# EXERCISE
Retype the data exactly, from its first line to the line containing "return pd.DataFrame(rows)", including both, and skip any picture.

# DATASET EXCERPT
☆ ☆ ☆ ☆ ☆ ☆ ☆
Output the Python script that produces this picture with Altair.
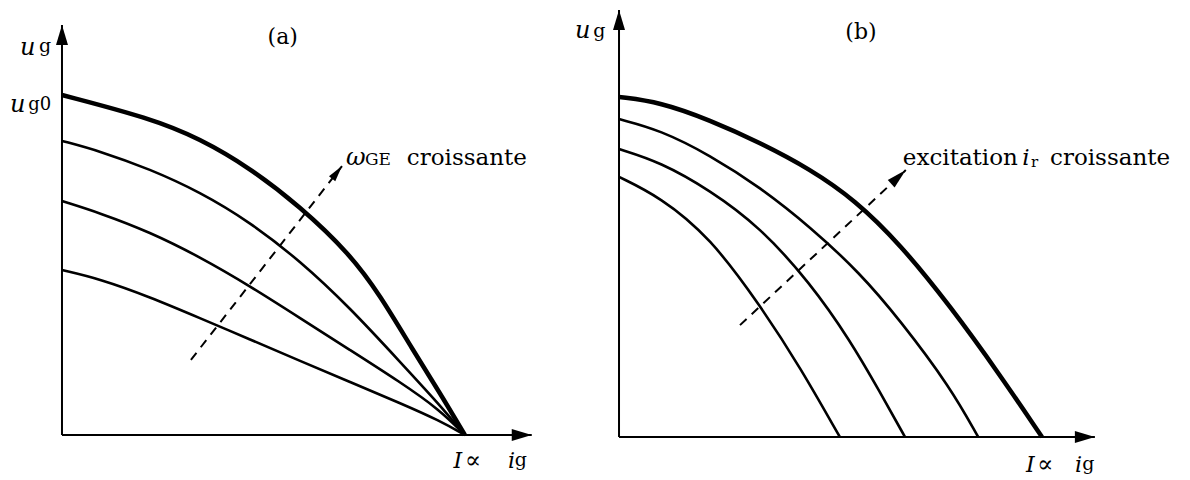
import altair as alt
import pandas as pd

FONT = "DejaVu Serif"

# ---------- Panel (a): u_g(i_g) for increasing omega_GE (normalised: u_g0 = 1, I_cc = 1)
a1_ig = [0.0, 0.218, 0.342, 0.467, 0.591, 0.715, 0.789, 0.871, 0.938, 1.0]
a1_ug = [1.0, 0.932, 0.872, 0.785, 0.672, 0.532, 0.412, 0.250, 0.124, 0.0]
a2_ig = [0.0, 0.094, 0.218, 0.342, 0.467, 0.591, 0.715, 0.839, 0.938, 1.0]
a2_ug = [0.865, 0.835, 0.782, 0.715, 0.626, 0.512, 0.374, 0.215, 0.088, 0.0]
a3_ig = [0.0, 0.094, 0.218, 0.342, 0.467, 0.591, 0.715, 0.839, 0.938, 1.0]
a3_ug = [0.688, 0.653, 0.597, 0.524, 0.438, 0.344, 0.250, 0.156, 0.074, 0.0]
a4_ig = [0.0, 0.094, 0.218, 0.342, 0.467, 0.591, 0.715, 0.839, 0.938, 1.0]
a4_ug = [0.485, 0.459, 0.406, 0.344, 0.281, 0.218, 0.156, 0.094, 0.042, 0.0]

# ---------- Panel (b): u_g(i_g) for increasing excitation i_r
b1_ig = [0.0, 0.097, 0.215, 0.333, 0.452, 0.558, 0.664, 0.783, 0.901, 1.0]
b1_ug = [1.0, 0.985, 0.932, 0.866, 0.788, 0.697, 0.568, 0.385, 0.182, 0.0]
b2_ig = [0.0, 0.097, 0.215, 0.333, 0.452, 0.570, 0.664, 0.783, 0.849]
b2_ug = [0.935, 0.903, 0.829, 0.735, 0.618, 0.482, 0.344, 0.147, 0.0]
b3_ig = [0.0, 0.097, 0.215, 0.333, 0.452, 0.546, 0.617, 0.676]
b3_ug = [0.847, 0.809, 0.726, 0.618, 0.453, 0.285, 0.132, 0.0]
b4_ig = [0.0, 0.097, 0.215, 0.333, 0.428, 0.522]
b4_ug = [0.765, 0.706, 0.588, 0.388, 0.206, 0.0]

# dashed "croissante" arrows: start and tip (ig, ug)
a_dash = [0.320, 0.221, 0.695, 0.791]
b_dash = [0.286, 0.329, 0.678, 0.785]

# axis arrow tips (ig end, ug end)
a_axis = [1.166, 1.206]
b_axis = [1.125, 1.256]

ARROW_AX = "M0,0L0.6,2L-0.6,2Z"
ARROW_D = "M0,0L0.5,2L-0.5,2Z"


def curves_df(pairs):
    rows = []
    for k, (xs, ys) in enumerate(pairs):
        for i, (x, y) in enumerate(zip(xs, ys)):
            rows.append({"c": k, "i": i, "ig": x, "ug": y})
    return pd.DataFrame(rows)


def panel(thick, thin, dash, axis, dash_angle, dash_size, texts, xdom, ydom, w, h):
    sx = alt.Scale(domain=xdom, nice=False, zero=False)
    sy = alt.Scale(domain=ydom, nice=False, zero=False)

    def X(f):
        return alt.X(f, type="quantitative", scale=sx, axis=None)

    def Y(f):
        return alt.Y(f, type="quantitative", scale=sy, axis=None)

    layers = []
    # axes
    ax = pd.DataFrame({"x": [0.0, 0.0], "y": [0.0, 0.0],
                       "x2": [axis[0], 0.0], "y2": [0.0, axis[1]]})
    layers.append(alt.Chart(ax).mark_rule(color="black", strokeWidth=2).encode(
        x=X("x"), y=Y("y"), x2="x2", y2="y2"))
    layers.append(alt.Chart(pd.DataFrame({"x": [axis[0]], "y": [0.0]})).mark_point(
        shape=ARROW_AX, size=400, filled=True, color="black", opacity=1, angle=90
    ).encode(x=X("x"), y=Y("y")))
    layers.append(alt.Chart(pd.DataFrame({"x": [0.0], "y": [axis[1]]})).mark_point(
        shape=ARROW_AX, size=400, filled=True, color="black", opacity=1, angle=0
    ).encode(x=X("x"), y=Y("y")))
    # curves
    layers.append(alt.Chart(curves_df(thin)).mark_line(
        color="black", strokeWidth=2.6, interpolate="basis").encode(
        x=X("ig"), y=Y("ug"), detail="c:N", order="i:Q"))
    layers.append(alt.Chart(curves_df(thick)).mark_line(
        color="black", strokeWidth=4.5, interpolate="basis").encode(
        x=X("ig"), y=Y("ug"), detail="c:N", order="i:Q"))
    # dashed arrow
    dd = pd.DataFrame({"x": [dash[0]], "y": [dash[1]], "x2": [dash[2]], "y2": [dash[3]]})
    layers.append(alt.Chart(dd).mark_rule(color="black", strokeWidth=2, strokeDash=[9, 7]).encode(
        x=X("x"), y=Y("y"), x2="x2", y2="y2"))
    layers.append(alt.Chart(pd.DataFrame({"x": [dash[2]], "y": [dash[3]]})).mark_point(
        shape=ARROW_D, size=dash_size, filled=True, color="black", opacity=1, angle=dash_angle
    ).encode(x=X("x"), y=Y("y")))
    # texts
    for (tx, ty, tt, size, style, align, baseline) in texts:
        layers.append(alt.Chart(pd.DataFrame({"x": [tx], "y": [ty], "t": [tt]})).mark_text(
            font=FONT, fontSize=size, fontStyle=style, align=align, baseline=baseline,
            color="black").encode(x=X("x"), y=Y("y"), text="t:N"))
    return alt.layer(*layers).properties(width=w, height=h)


texts_a = [
    (0.548, 1.171, "(a)", 22, "normal", "center", "middle"),
    (-0.104, 1.118, "u", 24, "italic", "left", "alphabetic"),
    (-0.057, 1.126, "g", 19, "normal", "left", "alphabetic"),
    (-0.129, 0.950, "u", 24, "italic", "left", "alphabetic"),
    (-0.084, 0.956, "g0", 18, "normal", "left", "alphabetic"),
    (0.705, 0.794, "ω", 24, "italic", "left", "alphabetic"),
    (0.752, 0.794, "GE", 17, "normal", "left", "alphabetic"),
    (0.856, 0.794, "croissante", 23, "normal", "left", "alphabetic"),
    (0.972, -0.097, "I", 22, "italic", "left", "alphabetic"),
    (1.000, -0.097, "∝", 24, "normal", "left", "alphabetic"),
    (1.107, -0.097, "i", 22, "italic", "left", "alphabetic"),
    (1.124, -0.090, "g", 19, "normal", "left", "alphabetic"),
]
texts_b = [
    (0.572, 1.191, "(b)", 22, "normal", "center", "middle"),
    (-0.104, 1.174, "u", 24, "italic", "left", "alphabetic"),
    (-0.061, 1.176, "g", 19, "normal", "left", "alphabetic"),
    (0.671, 0.800, "excitation", 23, "normal", "left", "alphabetic"),
    (0.953, 0.800, "i", 23, "italic", "left", "alphabetic"),
    (0.974, 0.794, "r", 15, "normal", "left", "alphabetic"),
    (1.019, 0.800, "croissante", 23, "normal", "left", "alphabetic"),
    (0.962, -0.103, "I", 22, "italic", "left", "alphabetic"),
    (0.988, -0.103, "∝", 24, "normal", "left", "alphabetic"),
    (1.078, -0.103, "i", 22, "italic", "left", "alphabetic"),
    (1.095, -0.096, "g", 19, "normal", "left", "alphabetic"),
]

pa = panel([(a1_ig, a1_ug)], [(a2_ig, a2_ug), (a3_ig, a3_ug), (a4_ig, a4_ug)],
           a_dash, a_axis, 38, 256, texts_a,
           [-0.134, 1.256], [-0.1088, 1.2559], 560, 464)
pb = panel([(b1_ig, b1_ug)], [(b2_ig, b2_ug), (b3_ig, b3_ug), (b4_ig, b4_ug)],
           b_dash, b_axis, 47, 400, texts_b,
           [-0.1206, 1.3215], [-0.103, 1.2618], 610, 464)

chart = alt.hconcat(pa, pb, spacing=0).properties(padding=0, background="white").configure_view(stroke=None)
chart.save("out.html", embed_options={"renderer": "svg", "actions": False})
☆ ☆ ☆ ☆ ☆ ☆ ☆
# EXERCISE RESPONSE
Output the Python script that produces this picture with Altair.
import altair as alt
import pandas as pd

FONT = "DejaVu Serif"

# ---------- Panel (a): u_g(i_g) for increasing omega_GE (normalised: u_g0 = 1, I_cc = 1)
a1_ig = [0.0, 0.218, 0.342, 0.467, 0.591, 0.715, 0.789, 0.871, 0.938, 1.0]
a1_ug = [1.0, 0.932, 0.872, 0.785, 0.672, 0.532, 0.412, 0.250, 0.124, 0.0]
a2_ig = [0.0, 0.094, 0.218, 0.342, 0.467, 0.591, 0.715, 0.839, 0.938, 1.0]
a2_ug = [0.865, 0.835, 0.782, 0.715, 0.626, 0.512, 0.374, 0.215, 0.088, 0.0]
a3_ig = [0.0, 0.094, 0.218, 0.342, 0.467, 0.591, 0.715, 0.839, 0.938, 1.0]
a3_ug = [0.688, 0.653, 0.597, 0.524, 0.438, 0.344, 0.250, 0.156, 0.074, 0.0]
a4_ig = [0.0, 0.094, 0.218, 0.342, 0.467, 0.591, 0.715, 0.839, 0.938, 1.0]
a4_ug = [0.485, 0.459, 0.406, 0.344, 0.281, 0.218, 0.156, 0.094, 0.042, 0.0]

# ---------- Panel (b): u_g(i_g) for increasing excitation i_r
b1_ig = [0.0, 0.097, 0.215, 0.333, 0.452, 0.558, 0.664, 0.783, 0.901, 1.0]
b1_ug = [1.0, 0.985, 0.932, 0.866, 0.788, 0.697, 0.568, 0.385, 0.182, 0.0]
b2_ig = [0.0, 0.097, 0.215, 0.333, 0.452, 0.570, 0.664, 0.783, 0.849]
b2_ug = [0.935, 0.903, 0.829, 0.735, 0.618, 0.482, 0.344, 0.147, 0.0]
b3_ig = [0.0, 0.097, 0.215, 0.333, 0.452, 0.546, 0.617, 0.676]
b3_ug = [0.847, 0.809, 0.726, 0.618, 0.453, 0.285, 0.132, 0.0]
b4_ig = [0.0, 0.097, 0.215, 0.333, 0.428, 0.522]
b4_ug = [0.765, 0.706, 0.588, 0.388, 0.206, 0.0]

# dashed "croissante" arrows: start and tip (ig, ug)
a_dash = [0.320, 0.221, 0.695, 0.791]
b_dash = [0.286, 0.329, 0.678, 0.785]

# axis arrow tips (ig end, ug end)
a_axis = [1.166, 1.206]
b_axis = [1.125, 1.256]

ARROW_AX = "M0,0L0.6,2L-0.6,2Z"
ARROW_D = "M0,0L0.5,2L-0.5,2Z"


def curves_df(pairs):
    rows = []
    for k, (xs, ys) in enumerate(pairs):
        for i, (x, y) in enumerate(zip(xs, ys)):
            rows.append({"c": k, "i": i, "ig": x, "ug": y})
    return pd.DataFrame(rows)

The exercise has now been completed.